Cecilie Enger: Die Geschenke meiner Mutter, Aus dem Norwegischen von Gabriele Haefs, Deutsche Verlags-Anstalt, München 2014, 272 Seiten, €18,99, 978-3-421-04652-9
„Die Geschenke beschäftigen mich mehr und mehr. Ich kann mich in die Listen vertiefen wie in einen Film, mich hineinversetzen oder sie nur vage überfliegen. Ich setze mich nach einem Arbeitstag auf ein Sofa und möchte die Blätter für einige Minuten in Händen halten. Als böten sie mir ein Pforte zu Mutters Bewusstsein.“
Cecilie Enger erzählt die Geschichte ihrer Familie. Sie berichtet von ihrer streitbaren, kunstinteressierten Mutter, die, nachdem sie sich jahrelang der Erziehung der Kinder gewidmet hatte, ihre gesellschaftskritische Seite entdeckte: gegen den EG-Eintritt Norwegens, gegen Noten in der Schule oder den Abriss der Jugendzentren. Immer gab es Auseinandersetzungen zwischen Cecilie und ihrer Mutter, nie waren sie einer Meinung. Jetzt kann die Autorin nichts mehr mit ihrer Mutter besprechen, denn sie lebt seit längerem in einem Fürsorgezentrum und leidet an Alzheimer.
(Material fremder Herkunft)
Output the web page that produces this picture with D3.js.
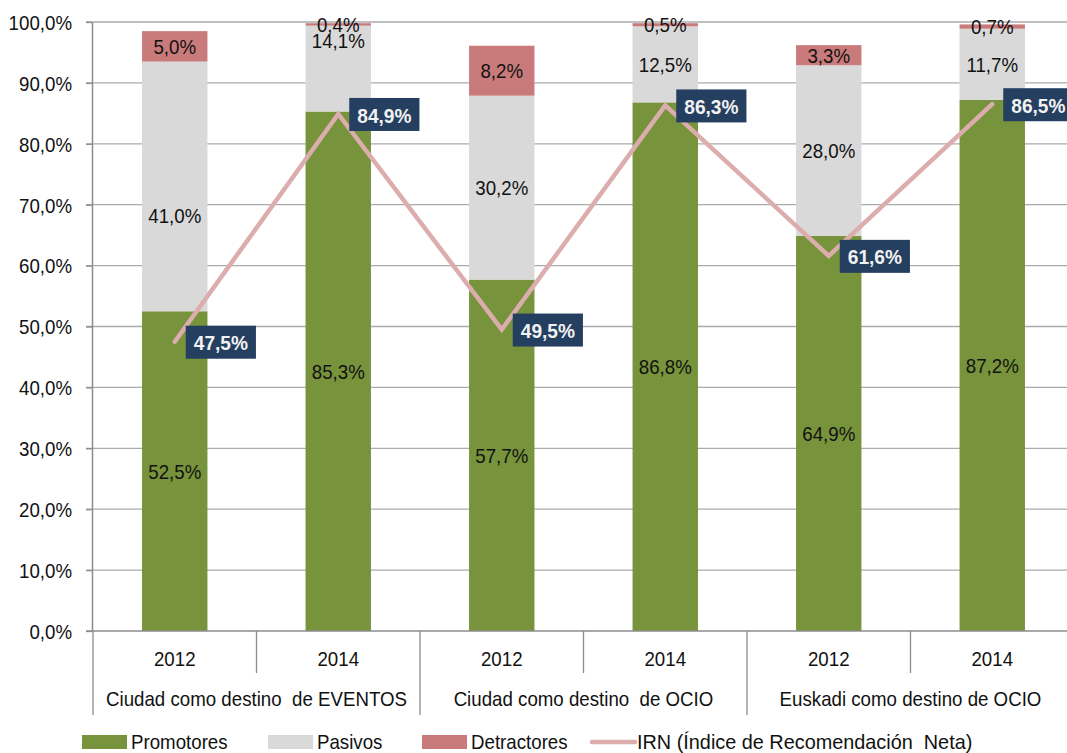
<!DOCTYPE html>
<html>
<head>
<meta charset="utf-8">
<script src="https://cdn.jsdelivr.net/npm/d3@7/dist/d3.min.js"></script>
<style>
  body { margin: 0; background: #fff; }
  svg { display: block; font-family: "Liberation Sans", Arial, sans-serif; }
</style>
</head>
<body>
<div id="chart"></div>
<script>
const years = ["2012", "2014", "2012", "2014", "2012", "2014"];
const groups = ["Ciudad como destino  de EVENTOS", "Ciudad como destino  de OCIO", "Euskadi como destino de OCIO"];
const promotores = [52.5, 85.3, 57.7, 86.8, 64.9, 87.2];
const pasivos = [41.0, 14.1, 30.2, 12.5, 28.0, 11.7];
const detractores = [5.0, 0.4, 8.2, 0.5, 3.3, 0.7];
const irn = [47.5, 84.9, 49.5, 86.3, 61.6, 86.5];
// labels moved by hand in the original (percentage points)
const pasivosLabelShift = [-4.7, 4.7, 0, 0, 0, 0];
const yTicks = [0, 10, 20, 30, 40, 50, 60, 70, 80, 90, 100];

const W = 1067, H = 753;
const FS = 21;
const fmt = v => v.toFixed(1).replace(".", ",") + "%";

// the original font is a condensed Arial; squeeze glyphs horizontally
function squeeze(sel, k = 0.89) {
  sel.each(function () {
    const len = this.getComputedTextLength();
    d3.select(this).attr("textLength", len * k).attr("lengthAdjust", "spacingAndGlyphs");
  });
  return sel;
}

const svg = d3.select("#chart").append("svg")
    .attr("width", W)
    .attr("height", H);

const x = d3.scaleBand().domain(d3.range(years.length)).range([93, 1074]).padding(0);
const y = d3.scaleLinear().domain([0, 100]).range([631, 22]);
const barW = x.bandwidth() * 0.4;
const cx = i => x(i) + x.bandwidth() / 2;

// gridlines
svg.append("g").selectAll("line")
    .data(yTicks.filter(d => d > 0))
    .join("line")
    .attr("x1", 86).attr("x2", W)
    .attr("y1", d => y(d)).attr("y2", d => y(d))
    .attr("stroke", "#ababab").attr("stroke-width", 1.3);

// y axis
const yAxis = d3.axisLeft(y).tickValues(yTicks).tickFormat(fmt).tickSize(6).tickSizeOuter(0);
const ya = svg.append("g").attr("transform", "translate(92,0)").call(yAxis);
ya.select(".domain").attr("stroke", "#8c8c8c").attr("stroke-width", 1.5);
ya.selectAll(".tick line").attr("stroke", "#8c8c8c").attr("stroke-width", 1.3);
ya.selectAll(".tick text").attr("font-size", FS).attr("fill", "#111").attr("x", -20).attr("dy", "0.35em")
    .style("font-family", "inherit");
squeeze(ya.selectAll(".tick text"));

// stacks
const series = [
  { key: "Promotores", vals: promotores, color: "#77933c" },
  { key: "Pasivos", vals: pasivos, color: "#d9d9d9" },
  { key: "Detractores", vals: detractores, color: "#c97b7b" }
];
const bars = svg.append("g");
const labels = svg.append("g");
years.forEach((yr, i) => {
  let base = 0;
  series.forEach((s, si) => {
    const v = s.vals[i];
    bars.append("rect")
        .attr("x", cx(i) - barW / 2)
        .attr("width", barW)
        .attr("y", y(base + v))
        .attr("height", y(base) - y(base + v))
        .attr("fill", s.color);
    const mid = base + v / 2 + (si === 1 ? pasivosLabelShift[i] : 0);
    labels.append("text")
        .attr("x", cx(i))
        .attr("y", y(mid))
        .attr("dy", "0.36em")
        .attr("text-anchor", "middle")
        .attr("font-size", FS)
        .attr("fill", "#111")
        .text(fmt(v))
        .call(squeeze);
    base += v;
  });
});

// x axis
svg.append("line").attr("x1", 86).attr("x2", W).attr("y1", y(0)).attr("y2", y(0))
    .attr("stroke", "#8c8c8c").attr("stroke-width", 1.5);
years.forEach((yr, i) => {
  const left = x(i);
  const groupStart = i % 2 === 0;
  svg.append("line")
      .attr("x1", left).attr("x2", left)
      .attr("y1", y(0)).attr("y2", groupStart ? 715 : 673)
      .attr("stroke", "#8c8c8c").attr("stroke-width", 1.3);
  svg.append("text")
      .attr("x", cx(i)).attr("y", 659).attr("dy", "0.35em")
      .attr("text-anchor", "middle").attr("font-size", FS).attr("fill", "#111")
      .text(yr)
      .call(squeeze);
});
groups.forEach((g, gi) => {
  svg.append("text")
      .attr("x", x(gi * 2) + x.bandwidth()).attr("y", 699).attr("dy", "0.35em")
      .attr("text-anchor", "middle").attr("font-size", FS).attr("fill", "#111")
      .attr("xml:space", "preserve")
      .text(g)
      .call(squeeze);
});

// IRN line
const line = d3.line().x((d, i) => cx(i)).y(d => y(d));
svg.append("path")
    .datum(irn)
    .attr("d", line)
    .attr("fill", "none")
    .attr("stroke", "#dcadad")
    .attr("stroke-width", 4.5)
    .attr("stroke-linecap", "round")
    .attr("stroke-linejoin", "miter");

// IRN labels
irn.forEach((v, i) => {
  const g = svg.append("g");
  const t = g.append("text")
      .attr("x", cx(i) + 11 + 8)
      .attr("y", y(v) + 1)
      .attr("dy", "0.36em")
      .attr("font-size", FS)
      .attr("font-weight", "bold")
      .attr("fill", "#f2f2f2")
      .text(fmt(v))
      .call(squeeze, 0.91);
  const w = +t.attr("textLength");
  g.insert("rect", "text")
      .attr("x", cx(i) + 11)
      .attr("y", y(v) - 16)
      .attr("width", w + 16)
      .attr("height", 33)
      .attr("fill", "#243f60");
});

// legend
const legend = svg.append("g");
const leg = [
  { label: "Promotores", color: "#77933c", x: 82, type: "rect" },
  { label: "Pasivos", color: "#d9d9d9", x: 268, type: "rect" },
  { label: "Detractores", color: "#c97b7b", x: 422, type: "rect" },
  { label: "IRN (Índice de Recomendación  Neta)", color: "#dcadad", x: 592, type: "line" }
];
leg.forEach(d => {
  if (d.type === "rect") {
    legend.append("rect").attr("x", d.x).attr("y", 735).attr("width", 45).attr("height", 14).attr("fill", d.color);
  } else {
    legend.append("line").attr("x1", d.x).attr("x2", d.x + 43).attr("y1", 742).attr("y2", 742)
        .attr("stroke", d.color).attr("stroke-width", 4.5).attr("stroke-linecap", "round");
  }
  legend.append("text")
      .attr("x", d.x + (d.type === "rect" ? 49 : 45)).attr("y", 742).attr("dy", "0.35em")
      .attr("font-size", FS).attr("fill", "#111")
      .attr("xml:space", "preserve")
      .text(d.label)
      .call(squeeze, d.type === "rect" ? 0.89 : 0.945);
});
</script>
</body>
</html>
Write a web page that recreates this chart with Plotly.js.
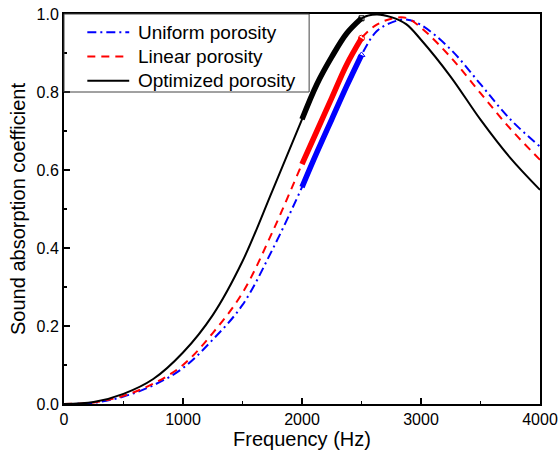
<!DOCTYPE html>
<html>
<head>
<meta charset="utf-8">
<script src="https://cdn.plot.ly/plotly-3.0.1.min.js"></script>
<style>html,body{margin:0;padding:0;background:#fff;}#chart{width:558px;height:457px;}</style>
</head>
<body>
<div id="chart"></div>
<script>
// Frequency (Hz)
var freq = [0, 250, 500, 750, 1000, 1250, 1500, 1750, 2000, 2125, 2250, 2375, 2500, 2625, 2750, 2875, 3000, 3250, 3500, 3750, 4000];
// Sound absorption coefficient
var uniform   = [0, 0.003, 0.019, 0.048, 0.092, 0.165, 0.254, 0.395, 0.556, 0.645, 0.730, 0.815, 0.895, 0.955, 0.978, 0.986, 0.972, 0.909, 0.820, 0.730, 0.660];
var linear    = [0, 0.004, 0.021, 0.052, 0.100, 0.182, 0.285, 0.440, 0.615, 0.700, 0.785, 0.870, 0.938, 0.972, 0.988, 0.990, 0.965, 0.889, 0.797, 0.706, 0.626];
var optimized = [0, 0.005, 0.026, 0.064, 0.132, 0.228, 0.366, 0.546, 0.730, 0.820, 0.890, 0.950, 0.989, 0.999, 0.992, 0.974, 0.934, 0.839, 0.729, 0.631, 0.549];
var seriesNames = ["Uniform porosity", "Linear porosity", "Optimized porosity"];
var bandStart = 2000, bandEnd = 2500;

function band(ys) {
  var bx = [], by = [];
  for (var i = 0; i < freq.length; i++) {
    if (freq[i] >= bandStart && freq[i] <= bandEnd) { bx.push(freq[i]); by.push(ys[i]); }
  }
  return {x: bx, y: by};
}
var bu = band(uniform), bl = band(linear), bo = band(optimized);

var FONT = "Liberation Sans, Arial, sans-serif";
var traces = [
  {x: freq, y: uniform, mode: "lines", name: seriesNames[0], line: {color: "#0000ff", width: 2, dash: "9px,4px,2px,4px", shape: "spline", smoothing: 1}},
  {x: freq, y: linear, mode: "lines", name: seriesNames[1], line: {color: "#ff0000", width: 2, dash: "8px,6px", shape: "spline", smoothing: 1}},
  {x: freq, y: optimized, mode: "lines", name: seriesNames[2], line: {color: "#000000", width: 2, shape: "spline", smoothing: 1}},
  {x: bu.x, y: bu.y, mode: "lines", line: {color: "#0000ff", width: 5.5, shape: "spline", smoothing: 1}, showlegend: false},
  {x: bl.x, y: bl.y, mode: "lines", line: {color: "#ff0000", width: 5.5, shape: "spline", smoothing: 1}, showlegend: false},
  {x: bo.x, y: bo.y, mode: "lines", line: {color: "#000000", width: 5.5, shape: "spline", smoothing: 1}, showlegend: false},
  {x: [bu.x[bu.x.length-1]], y: [bu.y[bu.y.length-1]], mode: "markers", marker: {symbol: "triangle-up-open", size: 6, color: "#0000ff"}, showlegend: false},
  {x: [bl.x[bl.x.length-1]], y: [bl.y[bl.y.length-1]], mode: "markers", marker: {symbol: "circle-open", size: 6, color: "#ff0000"}, showlegend: false},
  {x: [bo.x[bo.x.length-1]], y: [bo.y[bo.y.length-1]], mode: "markers", marker: {symbol: "square-open", size: 5, color: "#000000"}, showlegend: false}
];

// custom legend (paper coordinates)
var legX0 = 0.049, legX1 = 0.137, legTextX = 0.152;
var legY = [0.953, 0.891, 0.829];
var legColors = ["#0000ff", "#ff0000", "#000000"];
var legDash = ["9px,4px,2px,4px", "8px,6px", "solid"];
var shapes = [
  {type: "rect", xref: "paper", yref: "paper", x0: 0, x1: 0.515, y0: 0.8, y1: 1, line: {color: "#444", width: 1}, fillcolor: "rgba(0,0,0,0)"}
];
var annotations = [];
for (var k = 0; k < 3; k++) {
  shapes.push({type: "line", xref: "paper", yref: "paper", x0: legX0, x1: legX1, y0: legY[k], y1: legY[k], line: {color: legColors[k], width: 2, dash: legDash[k]}});
  annotations.push({xref: "paper", yref: "paper", x: legTextX, y: legY[k], xanchor: "left", yanchor: "middle", text: seriesNames[k], showarrow: false, font: {family: FONT, size: 19, color: "#000"}});
}

var layout = {
  width: 558, height: 457,
  margin: {l: 64, r: 18, t: 14, b: 53},
  paper_bgcolor: "#fff", plot_bgcolor: "#fff",
  showlegend: false,
  font: {family: FONT, color: "#000"},
  xaxis: {
    range: [0, 4000], dtick: 1000, tick0: 0,
    showgrid: false, zeroline: false,
    showline: true, linecolor: "#000", linewidth: 2, mirror: true,
    ticks: "inside", ticklen: 6, tickwidth: 1.5, tickcolor: "#000",
    minor: {ticks: "inside", ticklen: 3, dtick: 500, tickcolor: "#000", tickwidth: 1.5, showgrid: false},
    tickfont: {family: FONT, size: 16, color: "#000"},
    title: {text: "Frequency (Hz)", font: {family: FONT, size: 20, color: "#000"}, standoff: 4}
  },
  yaxis: {
    range: [0, 1], dtick: 0.2, tick0: 0, tickformat: ".1f",
    showgrid: false, zeroline: false,
    showline: true, linecolor: "#000", linewidth: 2, mirror: true,
    ticks: "inside", ticklen: 6, tickwidth: 1.5, tickcolor: "#000",
    minor: {ticks: "inside", ticklen: 3, dtick: 0.1, tickcolor: "#000", tickwidth: 1.5, showgrid: false},
    tickfont: {family: FONT, size: 16, color: "#000"},
    title: {text: "Sound absorption coefficient", font: {family: FONT, size: 20, color: "#000"}, standoff: 6}
  },
  shapes: shapes,
  annotations: annotations
};

Plotly.newPlot("chart", traces, layout, {displayModeBar: false, staticPlot: true});
</script>
</body>
</html>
Nach den Jahren des scheinbaren Familienglücks lassen sich die Eltern scheiden. Als Cecilie gut siebenundzwanzig Jahre nach der Trennung der Eltern das ehemals gemeinsame, nun ziemlich heruntergekommene Haus ausräumt, entdeckt sie eine Papiersammlung mit Aufzeichnungen der Mutter. Akribisch hat sie alle Weihnachtsgeschenke festgehalten, die sie an die Familienmitglieder verschenkt hat. Es wurden Bücher fein säuberlich eingewickelt, aber auch praktische Dinge fürs Haus, es gab ausgewählte Bilder oder Schmuck, aber auch Schallplatten oder Kleidung. Mit Wehmut fragt sich die Autorin, was bleibt von all den Erinnerungen an gemeinsame Feste? Mit den Listen der Mutter kann sie vieles rekonstruieren und vor allem auch Vergleiche ziehen, was wann wem geschenkt wurde.
„Wenn ich die sorgsam durchdachten Geschenke auf Mutters Liste ansehe, fühle ich mich um ihretwillen verletzt. Sie hat so viel Engagement, Erwartung und Persönlichkeit in die Geschenke gesteckt. Sie war oft gespannter als ich, wenn ich als Erwachsene ein Geschenk von ihr auspackte.“
Cecilies Mutter machte sich viele Gedanken darum, was sie ihren Eltern schenken sollte. Indem die Autorin nach und nach die Weihnachtsfeste beschreibt, fächtert sie auch ihre eigene Familiengeschichte auf. Sie erzählt von glücklichen wie tragischen Ereignisse in der Familie, von Gesprächen zwischen den Geschwistern und Verwandten und von den Ritualen des Schenkens ganz allgemein.
„Marcel Mauss behauptet, wir rivalisieren durch unsere Geschenke, unsere Hochzeiten und noch durch die bescheidensten Einladungen. Und fühlten uns zur Gegenleistung verpflichtet.“
Unterbrochen werden die Erinnerungen von den Besuchen bei der verwirrten Mutter, die die Tochter durch ihre aggressiven Attacken stark verunsichert und kränkt.\r\nImmer wieder jedoch berühren die Erinnerungen an Familienmitglieder, die die Mutter beschenkt hat, ohne dass man sie genau kannte oder etwas erwartete, z.B. von dem Onkel, der nach fünfzig Jahren USA-Aufenthalt zurück nach Norwegen kam. Er hatte mit seinem Bruder gemeinsam hart gearbeitet, um all sein Erspartes wieder zu verlieren. Nie hat er sich gebunden, denn er wollte ja wieder in die Heimat mit seinem hart erarbeiteten Geld zurückkehren. Aber das Leben ging einfach so vorbei.
Cecilie Enger entwirft durch die Weihnachtslisten der Mutter einen sozialgesellschaftlichen Rückblick, der von den 1960-Jahren bis zum Beginn unseres Jahrhunderts reicht. Die Autorin bleibt nah an ihrer Familie, erzählt spannend und informationsreich, aber sie wahrt diskret, und das ist die Kunst, deren Privatsphäre.